Essere capitalista non vuol dire soltanto occupare nella produzione una posizione puramente personale, ma una posizione sociale. Il capitale è un prodotto comune e non può essere messo in moto se non dall’attività comune di molti membri della società, anzi, in ultima istanza, soltanto dall’attività comune di tutti i membri della società.

Il capitale, dunque, non è una potenza personale; esso è una potenza sociale.

Se dunque il capitale viene trasformato in proprietà comune, appartenente a tutti i membri della società, ciò non vuol dire che si trasformi una proprietà personale in proprietà sociale. Si trasforma soltanto il carattere sociale della proprietà. Esso perde il suo carattere di classe.

Veniamo al lavoro salariato.

Il prezzo medio del lavoro salariato è il minimo del salario, ossia la somma dei mezzi di sussistenza necessari a mantenere in vita l’operaio in quanto operaio. Quello dunque che l’operaio salariato si appropria con la sua attività, gli basta soltanto per riprodurre la sua nuda esistenza. Noi non vogliamo punto abolire questa appropriazione personale dei prodotti del lavoro necessari per la riproduzione della vita immediata, appropriazione la quale non lascia alcun profitto netto, che possa dare un potere sul lavoro altrui. Noi vogliamo soltanto abolire il miserabile carattere di questa appropriazione, per cui l’operaio esiste soltanto per accrescere il capitale e vive quel tanto che è richiesto dall’interesse della classe dominante. […]

E la borghesia chiama l’abolizione di questo stato di cose abolizione della personalità e della libertà! E ha ragione. Perché si tratta, effettivamente, di abolire la personalità, l’indipendenza e la libertà del borghese! […]
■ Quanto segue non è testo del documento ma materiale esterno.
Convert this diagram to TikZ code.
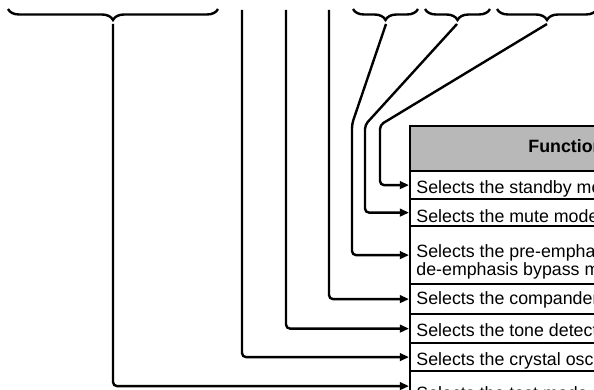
\documentclass[tikz,border=0pt]{standalone}
\usepackage{fontspec}
\setmainfont{Liberation Sans}
\usetikzlibrary{arrows.meta,decorations.pathreplacing}

\begin{document}
\begin{tikzpicture}[x=0.5pt,y=-0.5pt,
  wire/.style={line width=1.2pt,rounded corners=2pt,-{Triangle[length=4.6pt,width=3.8pt]}},
  brc/.style={line width=1.2pt,decorate,decoration={brace,mirror,amplitude=5.5pt}},
  rowbox/.style={draw,line width=1.1pt,anchor=north west,minimum width=160pt,inner sep=0pt},
  rowtxt/.style={font=\fontsize{8.9}{10}\selectfont,inner sep=0pt,anchor=base west}]
  \useasboundingbox (0,0) rectangle (594,390);
  \clip (0,0) rectangle (594,390);
  % table on the right
  \node[rowbox,fill=black!28,minimum height=22.5pt] (hd) at (409,125) {};
  \node[rowtxt,font=\fontsize{8.9}{10}\selectfont\bfseries] (hdt) at (528,152) {Function};
  \foreach \i/\t/\h in {1/170/14pt,2/198/13.5pt,3/225/29pt,4/283/15pt,
                        5/313/14.5pt,6/342/14pt,7/370/15pt}
    \node[rowbox,minimum height=\h] (r\i) at (409,\t) {};
  \foreach \j/\y/\lbl in {1/193/{Selects the standby mo},2/222/{Selects the mute mode},
                          3/257/{Selects the pre-empha},3b/275/{de-emphasis bypass m},
                          4/304/{Selects the compander},5/336/{Selects the tone detect},
                          6/365/{Selects the crystal osc},7/399/{Selects the test mode}}
    \node[rowtxt] (t\j) at (416,\y) {\lbl};
  % braces over the bit field
  \draw[brc] (8,9) -- (218,9);
  \draw[brc] (353,9) -- (418,9);
  \draw[brc] (425,9) -- (490,9);
  \draw[brc] (497,9) -- (597,9);
  \coordinate (bA) at (113,24);
  \coordinate (b1) at (386,24);
  \coordinate (b2) at (457,24);
  \coordinate (b3) at (547,24);
  \coordinate (p2) at (242,10);
  \coordinate (p3) at (286,10);
  \coordinate (p4) at (329,10);
  % leader lines
  \draw[wire] (bA) |- (r7.west);
  \draw[wire] (p2) |- (r6.west);
  \draw[wire] (p3) |- (r5.west);
  \draw[wire] (p4) |- (r4.west);
  \draw[wire] (b1) -- (352,124) |- (r3.west);
  \draw[wire] (b2) -- (365,125) |- (r2.west);
  \draw[wire] (b3) -- (380,125) |- (r1.west);
\end{tikzpicture}
\end{document}
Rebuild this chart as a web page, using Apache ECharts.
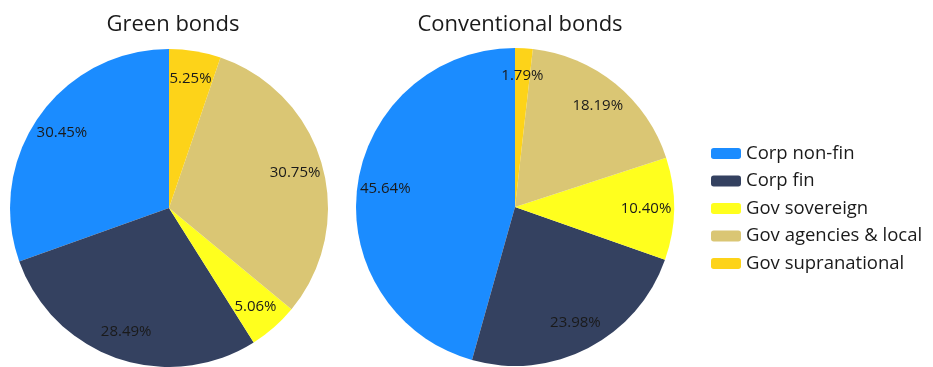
<!DOCTYPE html>
<html>
<head>
<meta charset="utf-8">
<script src="https://cdn.jsdelivr.net/npm/echarts@6/dist/echarts.min.js"></script>
<style>
  html, body { margin: 0; padding: 0; background: #fff; }
  #chart { width: 933px; height: 367px; }
</style>
</head>
<body>
<div id="chart"></div>
<script>
const categories = ['Corp non-fin', 'Corp fin', 'Gov sovereign', 'Gov agencies & local', 'Gov supranational']
const greenValues = [30.45, 28.49, 5.06, 30.75, 5.25]
const conventionalValues = [45.64, 23.98, 10.40, 18.19, 1.79]
const colors = ['#1b8cff', '#344160', '#ffff1e', '#dac674', '#fdd319']

const font = 'Open Sans'
const R = 159

function toData(values) {
  return categories.map((name, i) => ({ name, value: values[i] }))
}

function pieSeries(values, center) {
  return [
    {
      type: 'pie',
      center,
      radius: [0, R],
      startAngle: 90,
      clockwise: false,
      label: { show: false },
      labelLine: { show: false },
      emphasis: { disabled: true },
      data: toData(values),
    },
    {
      // transparent ring, only used to put the labels at ~0.8 of the radius
      type: 'pie',
      center,
      radius: [97, R],
      startAngle: 90,
      clockwise: false,
      silent: true,
      itemStyle: { color: 'transparent' },
      label: {
        show: true,
        position: 'inside',
        color: '#1a1a1a',
        fontFamily: font,
        fontSize: 15,
        formatter: (p) => p.value.toFixed(2) + '%',
      },
      labelLine: { show: false },
      emphasis: { disabled: true },
      data: toData(values),
    },
  ]
}

const chart = echarts.init(document.getElementById('chart'))
chart.setOption({
  animation: false,
  color: colors,
  title: [
    {
      text: 'Green bonds',
      left: 168,
      top: 9,
      textAlign: 'center',
      textStyle: { fontFamily: font, fontSize: 22, fontWeight: 'normal', color: '#1a1a1a' },
    },
    {
      text: 'Conventional bonds',
      left: 515,
      top: 9,
      textAlign: 'center',
      textStyle: { fontFamily: font, fontSize: 22, fontWeight: 'normal', color: '#1a1a1a' },
    },
  ],
  legend: {
    orient: 'vertical',
    left: 706,
    top: 139,
    itemWidth: 30,
    itemHeight: 11,
    itemGap: 8.5,
    selectedMode: false,
    data: categories.map((name, i) => ({ name, itemStyle: { color: colors[i] } })),
    textStyle: { fontFamily: font, fontSize: 18.5, lineHeight: 19, color: '#1a1a1a' },
  },
  series: [
    ...pieSeries(greenValues, [169, 208]),
    ...pieSeries(conventionalValues, [515, 207]),
  ],
})
</script>
</body>
</html>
Il comunismo non toglie a nessuno la facoltà di appropriarsi dei prodotti sociali; toglie soltanto la facoltà di valersi di tale appropriazione per asservire lavoro altrui. […]

Abolizione della famiglia! Persino i più avanzati fra i radicali si scandalizzano di così ignominiosa intenzione dei comunisti.

Su che cosa si basa la famiglia odierna, la famiglia borghese? Sul capitale, sul guadagno privato. Nel suo pieno sviluppo la famiglia odierna esiste soltanto per la borghesia; ma essa trova il suo complemento nella forzata mancanza di famiglia dei proletari e nella prostituzione pubblica.

La famiglia del borghese cadrà naturalmente col venir meno di questo suo complemento, e ambedue scompariranno con lo sparire del capitale.

Ci rimproverate voi di voler abolire lo sfruttamento dei figli da parte dei loro genitori? Noi questo delitto lo confessiamo.

Ma voi dite che sostituendo l’educazione sociale all’educazione domestica noi sopprimiamo i legami più intimi. […]

Le declamazioni borghesi sulla famiglia e sull’educazione, sugli intimi rapporti fra i genitori e i figli diventano tanto più nauseanti, quanto più, in conseguenza della grande industria, viene spezzato per i proletari ogni legame di famiglia, e i fanciulli vengono trasformati in semplici articoli di commercio e strumenti di lavoro. […]

Si rimprovera inoltre ai comunisti di voler sopprimere la patria, la nazionalità.

Gli operai non hanno patria. Non si può toglier loro ciò che non hanno. Ma poiché il proletariato deve conquistarsi prima il dominio politico, elevarsi a classe nazionale, costituirsi in nazione, è anch’esso nazionale, benché certo non nel senso della borghesia.

L’isolamento e gli antagonismi nazionali dei popoli vanno via via scomparendo con lo sviluppo della borghesia, con la libertà di commercio, col mercato mondiale, con l’uniformità della produzione industriale e con le condizioni di vita ad essa rispondenti.

Il dominio del proletariato li farà scomparire ancora di più. L’azione unita almeno nei paesi civili è una delle prime condizioni della sua emancipazione.

A misura che viene abolito lo sfruttamento di un individuo per opera di un altro, viene abolito lo sfruttamento di una nazione per opera di un’altra.

Con lo sparire dell’antagonismo fra le classi nell’interno della nazione scompare l’ostilità fra le nazioni stesse. […]

Il proletariato si servirà della sua supremazia politica per strappare alla borghesia, a poco a poco, tutto il capitale, per accentrare tutti gli strumenti di produzione nelle mani dello Stato, vale a dire del proletariato stesso organizzato come classe dominante, e per aumentare, con la massima rapidità possibile, la massa delle forze produttive. […]

Al posto della vecchia società borghese con le sue classi e coi suoi antagonismi di classe subentra un’associazione nella quale il libero sviluppo di ciascuno è la condizione per il libero sviluppo di tutti.

K. Marx – F. Engels, Il manifesto del partito comunista, Editori Riuniti, Roma 1973.